Ask the Expert Series: Skills, education, and the UK’s productivity puzzle: the relevance of place

Our Ask The Expert series, in association with the Economic and Social Research Council (ESRC), brings academic research on public policy into the heart of Westminster. In this Ask the Expert seminar, we were joined by Dr Maria Abreu, a regional economist and a University Lecturer at the Department of Land Economy, University of Cambridge.

The UK’s productivity gap with other OECD countries has worsened significantly since the financial crisis, with productivity growth that is either very low, or negative, relative to other countries. The overall productivity picture also obscures very significant regional differences, with London and the South-East performing relatively well, while other regions increasingly fall behind.

In this talk, Dr Maria Abreu presented an overview of the regional and spatial dimensions of the UK’s productivity puzzle, with a focus on skills and education. While the contribution of skills to productivity has been positive in both the pre- and post-crisis periods, there are significant regional deficiencies at all levels of skills acquisition. The talk covered regional skills mismatch and regional variations in the demand for skills.
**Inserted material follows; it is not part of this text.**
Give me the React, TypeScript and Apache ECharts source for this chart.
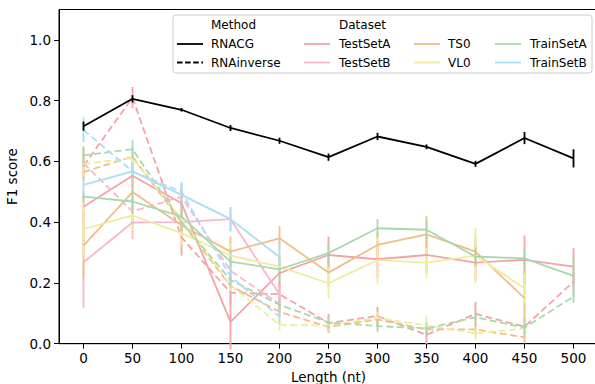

It will also introduce the work of the ESRC’s new Network+ initiative on productivity.

The SMF’s Director, James Kirkup, chaired the discussion.

You can watch a video of the talk here

About the speaker:
Dr Maria Abreu is a regional economist, working on topics relating to local labour markets, productivity, entrepreneurship, and migration. She is University Lecturer at the Department of Land Economy, University of Cambridge, and a Fellow of Pembroke College, as well as a Co-Investigator of the ESRC’s Productivity Network+, leading on the theme of skills.